> [YOUR GOAL]
Exclude the pictures, then copy word for word the lines running from the beginning of the records through the line with "visit Korea \u2014".

> [RAW DATA]
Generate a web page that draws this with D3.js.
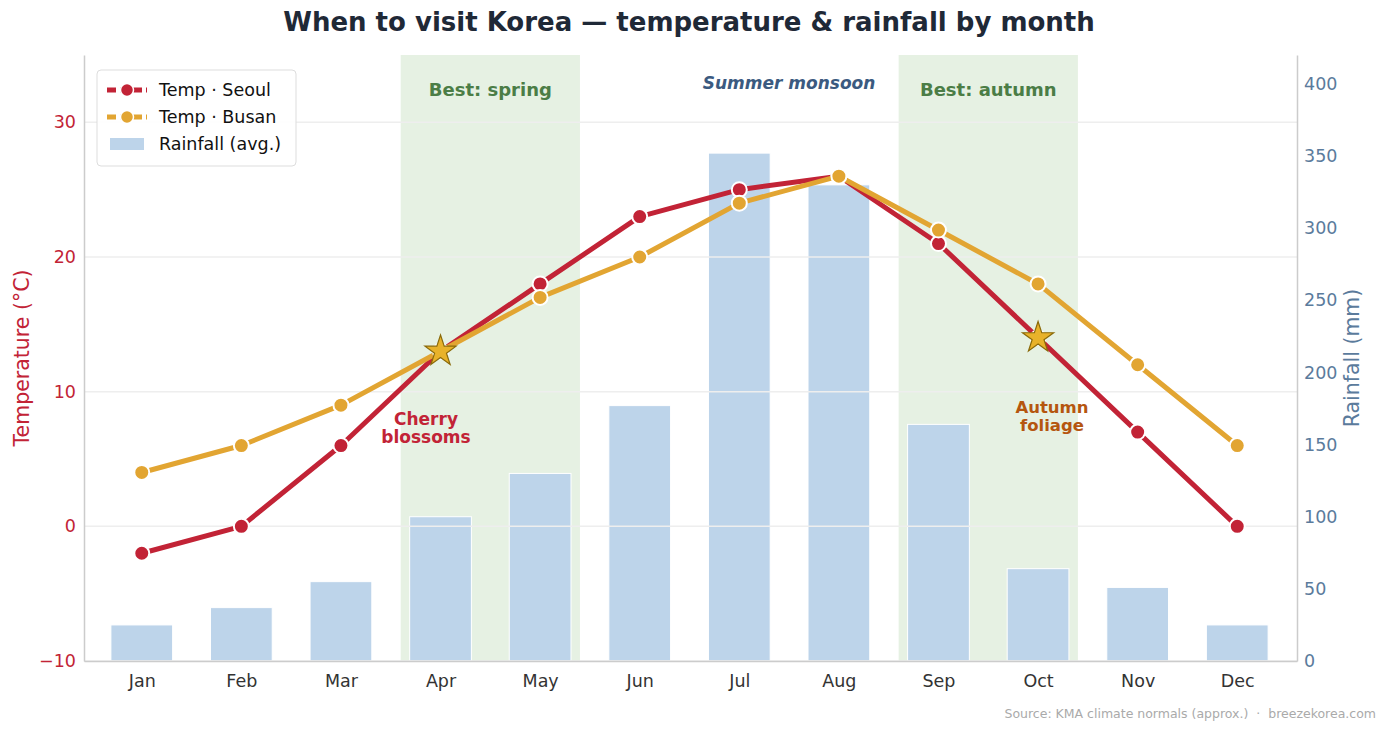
<!DOCTYPE html>
<html lang="en">
<head>
<meta charset="utf-8">
<title>When to visit Korea</title>
<script src="https://cdnjs.cloudflare.com/ajax/libs/d3/7.8.5/d3.min.js"></script>
<style>
  body { margin: 0; background: #fff; font-family: "DejaVu Sans", sans-serif; }
  svg text { font-family: "DejaVu Sans", sans-serif; }
</style>
</head>
<body>
<svg id="canvas" width="1388" height="734"></svg>
<script>
// data
const months = ["Jan","Feb","Mar","Apr","May","Jun","Jul","Aug","Sep","Oct","Nov","Dec"];
const seoulTemp = [-2, 0, 6, 13, 18, 23, 25, 26, 21, 14, 7, 0];
const busanTemp = [4, 6, 9, 13, 17, 20, 24, 26, 22, 18, 12, 6];
const rainfall = [25, 37, 55, 100, 130, 177, 352, 330, 164, 64, 51, 25];
const tempTicks = [-10, 0, 10, 20, 30];
const rainTicks = [0, 50, 100, 150, 200, 250, 300, 350, 400];
const bestSeasons = [
  { from: 3, to: 4, label: "Best: spring" },
  { from: 8, to: 9, label: "Best: autumn" }
];
const highlights = [
  { month: 3, temp: 13 },
  { month: 9, temp: 14 }
];

const svg = d3.select("#canvas");
const plotL = 84, plotR = 1297, plotT = 55, plotB = 661;

const x = d3.scaleLinear().domain([-0.58, 11.6]).range([plotL, plotR]);
const yT = d3.scaleLinear().domain([-10, 35]).range([plotB, plotT]);
const yR = d3.scaleLinear().domain([0, 420]).range([plotB, plotT]);
const step = x(1) - x(0);

const seoulCol = "#c22336", busanCol = "#e2a532", barCol = "#bdd4ea";

// title
svg.append("text").attr("x", 689).attr("y", 31).attr("text-anchor", "middle")
  .style("font-size", "26px").style("font-weight", "bold").attr("fill", "#1f2937")
  .text("When to visit Korea \u2014 temperature & rainfall by month");

// best-season shading
svg.selectAll("rect.season").data(bestSeasons).join("rect")
  .attr("class", "season")
  .attr("x", d => x(d.from - 0.4))
  .attr("width", d => x(d.to + 0.4) - x(d.from - 0.4))
  .attr("y", plotT).attr("height", plotB - plotT)
  .attr("fill", "#e6f1e3");

svg.selectAll("text.season").data(bestSeasons).join("text")
  .attr("class", "season")
  .attr("x", d => x((d.from + d.to) / 2)).attr("y", 96)
  .attr("text-anchor", "middle").style("font-size", "18px").style("font-weight", "bold")
  .attr("fill", "#4b7d46").text(d => d.label);

// rainfall bars
const bw = step * 0.62;
svg.selectAll("rect.bar").data(rainfall).join("rect")
  .attr("class", "bar")
  .attr("x", (d, i) => x(i) - bw / 2).attr("width", bw)
  .attr("y", d => yR(d)).attr("height", d => plotB - yR(d))
  .attr("fill", barCol).attr("stroke", "#fff").attr("stroke-width", 1);

// gridlines
svg.append("g").selectAll("line").data(tempTicks).join("line")
  .attr("x1", plotL).attr("x2", plotR)
  .attr("y1", d => yT(d)).attr("y2", d => yT(d))
  .attr("stroke", "#eeeeee").attr("stroke-width", 1.5);

// axes
const axL = svg.append("g").attr("transform", `translate(${plotL},0)`)
  .call(d3.axisLeft(yT).tickValues(tempTicks).tickSize(0).tickPadding(8)
    .tickFormat(d => d < 0 ? "\u2212" + Math.abs(d) : d));
const axR = svg.append("g").attr("transform", `translate(${plotR},0)`)
  .call(d3.axisRight(yR).tickValues(rainTicks).tickSize(0).tickPadding(7));
const axB = svg.append("g").attr("transform", `translate(0,${plotB})`)
  .call(d3.axisBottom(x).tickValues(d3.range(12)).tickSize(0).tickPadding(14)
    .tickFormat(i => months[i]));
[axL, axR, axB].forEach(a => {
  a.select(".domain").attr("stroke", "#cccccc").attr("stroke-width", 1.5);
  a.selectAll("text").style("font-size", "17.5px").style("font-family", "DejaVu Sans, sans-serif");
});
axL.selectAll("text").attr("fill", seoulCol);
axR.selectAll("text").attr("fill", "#5b7b9c");
axB.selectAll("text").attr("fill", "#333");

svg.append("text").attr("transform", "translate(29,358) rotate(-90)")
  .attr("text-anchor", "middle").style("font-size", "20.5px").attr("fill", seoulCol)
  .text("Temperature (\u00b0C)");
svg.append("text").attr("transform", "translate(1359,358) rotate(-90)")
  .attr("text-anchor", "middle").style("font-size", "20.5px").attr("fill", "#5b7b9c")
  .text("Rainfall (mm)");

// temperature lines
const line = d3.line().x((d, i) => x(i)).y(d => yT(d));
function drawSeries(vals, col) {
  svg.append("path").datum(vals).attr("d", line)
    .attr("fill", "none").attr("stroke", col).attr("stroke-width", 5)
    .attr("stroke-linejoin", "round");
  svg.append("g").selectAll("circle").data(vals).join("circle")
    .attr("cx", (d, i) => x(i)).attr("cy", d => yT(d)).attr("r", 7.5)
    .attr("fill", col).attr("stroke", "#fff").attr("stroke-width", 2);
}
drawSeries(seoulTemp, seoulCol);
drawSeries(busanTemp, busanCol);

// stars
const star = d3.symbol().type(d3.symbolStar).size(300);
svg.selectAll("path.star").data(highlights).join("path")
  .attr("class", "star")
  .attr("d", star)
  .attr("transform", d => `translate(${x(d.month)},${yT(d.temp)})`)
  .attr("fill", "#e8b22a").attr("stroke", "#8a6a0a").attr("stroke-width", 1.2);

// annotations
function note(lines, cx, y0, col, size, style) {
  const t = svg.append("text").attr("text-anchor", "middle")
    .style("font-size", size + "px").style("font-weight", "bold")
    .style("font-style", style || "normal").attr("fill", col);
  lines.forEach((s, k) => t.append("tspan").attr("x", cx).attr("y", y0 + k * 18).text(s));
}
note(["Cherry", "blossoms"], 426, 425, seoulCol, 17);
note(["Autumn", "foliage"], 1052, 413, "#b5560f", 16.5);
note(["Summer monsoon"], 789, 89, "#3b5a80", 17, "italic");

// legend
const lg = svg.append("g").attr("transform", "translate(97,70)");
lg.append("rect").attr("width", 199).attr("height", 96).attr("rx", 4)
  .attr("fill", "#fff").attr("fill-opacity", 0.9).attr("stroke", "#dddddd");
const legendItems = [
  { label: "Temp \u00b7 Seoul", col: seoulCol, kind: "line" },
  { label: "Temp \u00b7 Busan", col: busanCol, kind: "line" },
  { label: "Rainfall (avg.)", col: barCol, kind: "bar" }
];
legendItems.forEach((d, i) => {
  const g = lg.append("g").attr("transform", `translate(0,${20 + i * 27})`);
  if (d.kind === "line") {
    g.append("line").attr("x1", 10).attr("x2", 50).attr("stroke", d.col)
      .attr("stroke-width", 5).attr("stroke-dasharray", "9,4");
    g.append("circle").attr("cx", 30).attr("r", 6.5).attr("fill", d.col)
      .attr("stroke", "#fff").attr("stroke-width", 1.5);
  } else {
    g.append("rect").attr("x", 13).attr("y", -6).attr("width", 34).attr("height", 12)
      .attr("fill", d.col);
  }
  g.append("text").attr("x", 62).attr("y", 6).style("font-size", "17.5px")
    .attr("fill", "#111").text(d.label);
});

// source
svg.append("text").attr("x", 1376).attr("y", 718).attr("text-anchor", "end")
  .style("font-size", "12.5px").style("white-space", "pre").attr("fill", "#aaaaaa")
  .text("Source: KMA climate normals (approx.)  \u00b7  breezekorea.com");
</script>
</body>
</html>
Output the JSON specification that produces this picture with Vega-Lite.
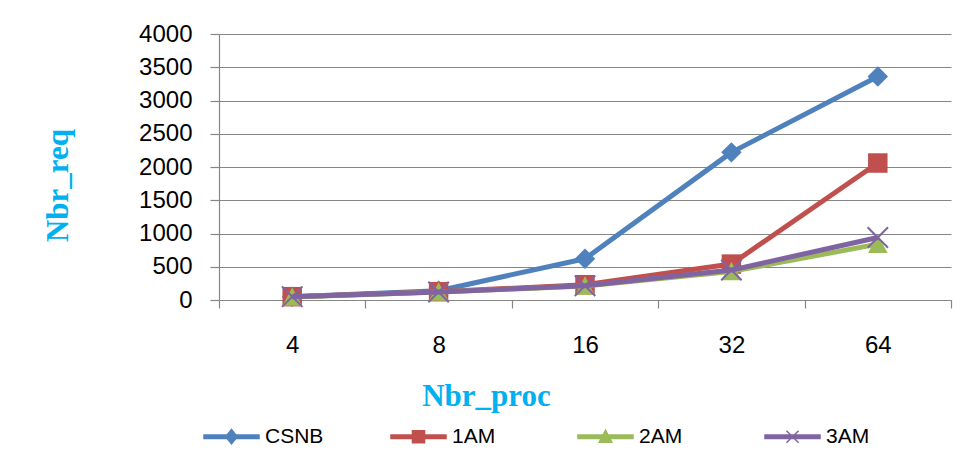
{
  "$schema": "https://vega.github.io/schema/vega-lite/v6.json",
  "width": 732,
  "height": 266,
  "autosize": "none",
  "padding": {"left": 219, "top": 34, "right": 28, "bottom": 162},
  "background": "white",
  "config": {"view": {"stroke": null}, "font": "Liberation Sans"},
  "data": {
    "values": [
      {"procs": 4, "series": "CSNB", "requests": 50},
      {"procs": 8, "series": "CSNB", "requests": 140},
      {"procs": 16, "series": "CSNB", "requests": 620},
      {"procs": 32, "series": "CSNB", "requests": 2220},
      {"procs": 64, "series": "CSNB", "requests": 3360},
      {"procs": 4, "series": "1AM", "requests": 50},
      {"procs": 8, "series": "1AM", "requests": 125},
      {"procs": 16, "series": "1AM", "requests": 230},
      {"procs": 32, "series": "1AM", "requests": 540},
      {"procs": 64, "series": "1AM", "requests": 2060},
      {"procs": 4, "series": "2AM", "requests": 45},
      {"procs": 8, "series": "2AM", "requests": 120},
      {"procs": 16, "series": "2AM", "requests": 210},
      {"procs": 32, "series": "2AM", "requests": 430},
      {"procs": 64, "series": "2AM", "requests": 840},
      {"procs": 4, "series": "3AM", "requests": 50},
      {"procs": 8, "series": "3AM", "requests": 120},
      {"procs": 16, "series": "3AM", "requests": 215},
      {"procs": 32, "series": "3AM", "requests": 450},
      {"procs": 64, "series": "3AM", "requests": 940}
    ]
  },
  "encoding": {
    "x": {
      "field": "procs",
      "type": "ordinal",
      "sort": [4, 8, 16, 32, 64],
      "scale": {"type": "band", "paddingInner": 0, "paddingOuter": 0},
      "axis": {
        "tickBand": "extent",
        "grid": false,
        "labelAngle": 0,
        "labelFontSize": 24,
        "labelColor": "black",
        "labelPadding": 25,
        "domainColor": "#868686",
        "domainWidth": 1.2,
        "tickColor": "#868686",
        "tickWidth": 1.2,
        "tickSize": 8,
        "title": "Nbr_proc",
        "titleFont": "Liberation Serif",
        "titleFontWeight": "bold",
        "titleFontSize": 31,
        "titleColor": "#00B0F0",
        "titleX": 267,
        "titleY": 105,
        "titleAlign": "center",
        "titleBaseline": "alphabetic"
      }
    },
    "y": {
      "field": "requests",
      "type": "quantitative",
      "scale": {"domain": [0, 4000]},
      "axis": {
        "values": [0, 500, 1000, 1500, 2000, 2500, 3000, 3500, 4000],
        "format": "d",
        "grid": true,
        "gridColor": "#868686",
        "gridWidth": 1.2,
        "domainColor": "#868686",
        "domainWidth": 1.2,
        "tickColor": "#868686",
        "tickWidth": 1.2,
        "tickSize": 9,
        "labelFontSize": 24,
        "labelColor": "black",
        "labelPadding": 18,
        "title": "Nbr_req",
        "titleFont": "Liberation Serif",
        "titleFontWeight": "bold",
        "titleFontSize": 31,
        "titleColor": "#00B0F0",
        "titleAngle": 270,
        "titleX": -161,
        "titleY": 151,
        "titleAlign": "center",
        "titleBaseline": "middle"
      }
    }
  },
  "layer": [
    {
      "mark": {"type": "point", "filled": true, "opacity": 1, "size": 0, "strokeWidth": 1.5},
      "encoding": {
        "color": {
          "field": "series",
          "type": "nominal",
          "scale": {"domain": ["CSNB", "1AM", "2AM", "3AM"], "range": ["#4F81BD", "#C0504D", "#9BBB59", "#8064A2"]},
          "legend": {
            "orient": "none",
            "legendX": -16,
            "legendY": 374,
            "direction": "horizontal",
            "columns": 4,
            "gridAlign": "all",
            "columnPadding": 64,
            "title": null,
            "padding": 0,
            "symbolSize": 3025,
            "symbolStrokeWidth": 1.5,
            "symbolOpacity": 1,
            "labelFont": "Liberation Sans",
            "labelFontSize": 21,
            "labelColor": "black",
            "labelOffset": 5
          }
        },
        "stroke": {
          "field": "series",
          "type": "nominal",
          "scale": {"domain": ["CSNB", "1AM", "2AM", "3AM"], "range": ["#4F81BD", "#C0504D", "#9BBB59", "#8064A2"]}
        },
        "shape": {
          "field": "series",
          "type": "nominal",
          "scale": {
            "domain": ["CSNB", "1AM", "2AM", "3AM"],
            "range": [
              "M-1,-0.064H-0.158L0,-0.26L0.158,-0.064H1V0.064H0.158L0,0.26L-0.158,0.064H-1Z",
              "M-1,-0.064H-0.22V-0.22H0.22V-0.064H1V0.064H0.22V0.22H-0.22V0.064H-1Z",
              "M-1,-0.064H-0.092L0,-0.24L0.092,-0.064H1V0.064H0.159L0.23,0.2H-0.23L-0.159,0.064H-1Z",
              "M-1,-0.064H1V0.064H-1Z M-0.22,-0.22L0.22,0.22 M-0.22,0.22L0.22,-0.22"
            ]
          }
        }
      }
    },
    {
      "transform": [{"filter": "datum.series === 'CSNB'"}],
      "mark": {"type": "line", "strokeWidth": 5, "strokeJoin": "round", "color": "#4F81BD"}
    },
    {
      "transform": [{"filter": "datum.series === 'CSNB'"}],
      "mark": {"type": "point", "shape": "M0,-1.05L1.05,0L0,1.05L-1.05,0Z", "filled": true, "color": "#4F81BD", "opacity": 1, "size": 380}
    },
    {
      "transform": [{"filter": "datum.series === '1AM'"}],
      "mark": {"type": "line", "strokeWidth": 5, "strokeJoin": "round", "color": "#C0504D"}
    },
    {
      "transform": [{"filter": "datum.series === '1AM'"}],
      "mark": {"type": "point", "shape": "M-1,-1H1V1H-1Z", "filled": true, "color": "#C0504D", "opacity": 1, "size": 380}
    },
    {
      "transform": [{"filter": "datum.series === '2AM'"}],
      "mark": {"type": "line", "strokeWidth": 5, "strokeJoin": "round", "color": "#9BBB59"}
    },
    {
      "transform": [{"filter": "datum.series === '2AM'"}],
      "mark": {"type": "point", "shape": "M0,-1L1,0.9L-1,0.9Z", "filled": true, "color": "#9BBB59", "opacity": 1, "size": 380}
    },
    {
      "transform": [{"filter": "datum.series === '3AM'"}],
      "mark": {"type": "line", "strokeWidth": 5, "strokeJoin": "round", "color": "#8064A2"}
    },
    {
      "transform": [{"filter": "datum.series === '3AM'"}],
      "mark": {"type": "point", "shape": "M-1.05,-1.05L1.05,1.05M-1.05,1.05L1.05,-1.05", "filled": false, "color": "#8064A2", "opacity": 1, "size": 380, "strokeWidth": 2}
    }
  ]
}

> [ANSWER TO THE TASK]
Generate a web page that draws this with D3.js.
<!DOCTYPE html>
<html lang="en">
<head>
<meta charset="utf-8">
<title>When to visit Korea</title>
<script src="https://cdnjs.cloudflare.com/ajax/libs/d3/7.8.5/d3.min.js"></script>
<style>
  body { margin: 0; background: #fff; font-family: "DejaVu Sans", sans-serif; }
  svg text { font-family: "DejaVu Sans", sans-serif; }
</style>
</head>
<body>
<svg id="canvas" width="1388" height="734"></svg>
<script>
// data
const months = ["Jan","Feb","Mar","Apr","May","Jun","Jul","Aug","Sep","Oct","Nov","Dec"];
const seoulTemp = [-2, 0, 6, 13, 18, 23, 25, 26, 21, 14, 7, 0];
const busanTemp = [4, 6, 9, 13, 17, 20, 24, 26, 22, 18, 12, 6];
const rainfall = [25, 37, 55, 100, 130, 177, 352, 330, 164, 64, 51, 25];
const tempTicks = [-10, 0, 10, 20, 30];
const rainTicks = [0, 50, 100, 150, 200, 250, 300, 350, 400];
const bestSeasons = [
  { from: 3, to: 4, label: "Best: spring" },
  { from: 8, to: 9, label: "Best: autumn" }
];
const highlights = [
  { month: 3, temp: 13 },
  { month: 9, temp: 14 }
];

const svg = d3.select("#canvas");
const plotL = 84, plotR = 1297, plotT = 55, plotB = 661;

const x = d3.scaleLinear().domain([-0.58, 11.6]).range([plotL, plotR]);
const yT = d3.scaleLinear().domain([-10, 35]).range([plotB, plotT]);
const yR = d3.scaleLinear().domain([0, 420]).range([plotB, plotT]);
const step = x(1) - x(0);

const seoulCol = "#c22336", busanCol = "#e2a532", barCol = "#bdd4ea";

// title
svg.append("text").attr("x", 689).attr("y", 31).attr("text-anchor", "middle")
  .style("font-size", "26px").style("font-weight", "bold").attr("fill", "#1f2937")
  .text("When to visit Korea \u2014 temperature & rainfall by month");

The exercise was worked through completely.